Tampoco la política de EE. UU. hacia Cuba cambió después de aquella visita en favor de un acercamiento más realista y negociador, sino al contrario. La URSS no empezó a definir su política hacia Cuba hasta casi un año después, pues el PCUS no entendía a derechas lo que estaba pasando en la isla. Cuando una delegación soviética de alto nivel visitó la isla por primera vez, en marzo de 1960, hacía cinco meses que la CIA ponía en práctica sus planes de asesinato y que Playa Girón avanzaba de infiltración a invasión. Aquel oficial que conversó con Fidel, Gerry Droller, más conocido en el mundo de las operaciones encubiertas como Frank Bender, sería el jefe de Acción política durante el ataque.
Me pregunto qué habría ocurrido si en vez de aquella estrategia heterodoxa, Fidel hubiera optado por la ruta que le aconsejaban sus capacitados economistas, dedicada a gestionar empréstitos, financiamientos y búsqueda de ayuda ante EE. UU. ¿Habrían reaccionado diferente ante una reforma agraria que mantenía la mayor parte de la propiedad privada en el agro y que, sin embargo, desencadenaría un conflicto sin retorno con la oligarquía azucarera cubana y estadounidense, si se hubieran concertado acuerdos durante aquella visita, un mes antes?

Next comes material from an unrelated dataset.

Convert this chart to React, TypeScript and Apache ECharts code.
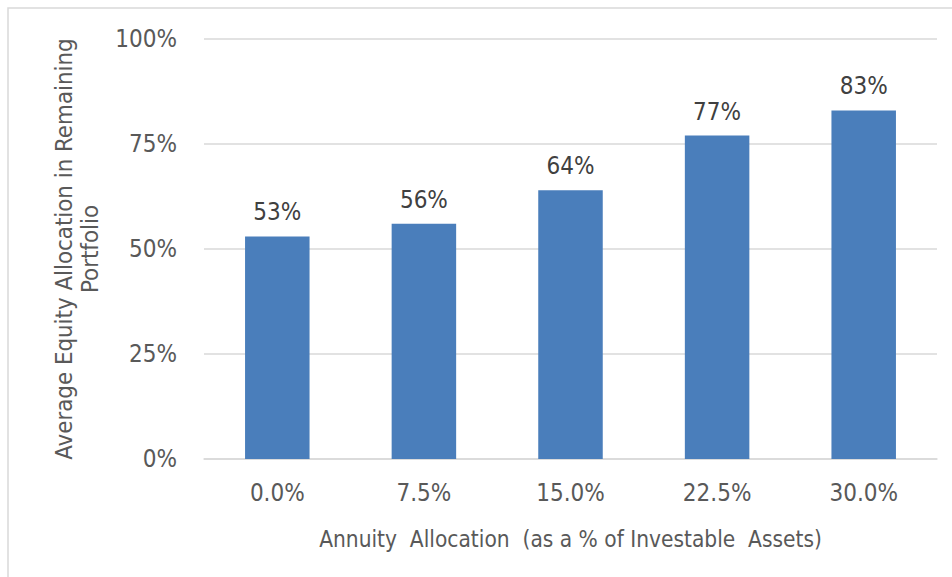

La empresa asesora de relaciones públicas les había recomendado a los cubanos afeitarse las barbas y ponerse trajes y corbatas. Aunque esta idea no amerita comentario, en esencia no está lejos de la ineptitud revelada por políticos, diplomáticos y oficiales de inteligencia para entender la Revolución y su liderazgo.
Como ha documentado Lars Schultz, ellos habían construido desde siempre a los cubanos como inmaduros, impulsivos, emocionales, wild and crazy people. La propia clase alta cubana y sus hijos reproducían esta imagen cuando se trataba de los revolucionarios, así que siguieron repitiendo hasta hoy que Fidel era un arrebatado, propenso a la violencia y a dejarse provocar, y que debía toda su ascendencia a algo inefable llamado “el carisma”.
Esa visión, que no es exclusiva de sus enemigos, le confiere al estilo, al poder persuasivo, a la oratoria y al modo de proyectarse, la clave de una capacidad de influencia que se sostiene realmente en la acción política y las ideas, en el coraje y la habilidad para defenderlas.
En aquel amanecer de la Revolución, la prueba de fuego consistió en internarse en “la selva de los prejuicios”, o sea, en la boca del lobo, con el pie forzado del idioma del otro, y demostrar más audacia e inteligencia política que carisma. That’s the question.
- “Me resulta difícil hablar aquí en medio de un bosque de prejuicios. Puedo hablar aquí de una verdadera revolución que se está produciendo cerca de vuestro país. Nuestra revolución se hizo sin odio de clase. Nunca hubo división de una clase a otra. Nuestra revolución es una revolución por la justicia social, para los pobres y, por supuesto, también para la clase media”.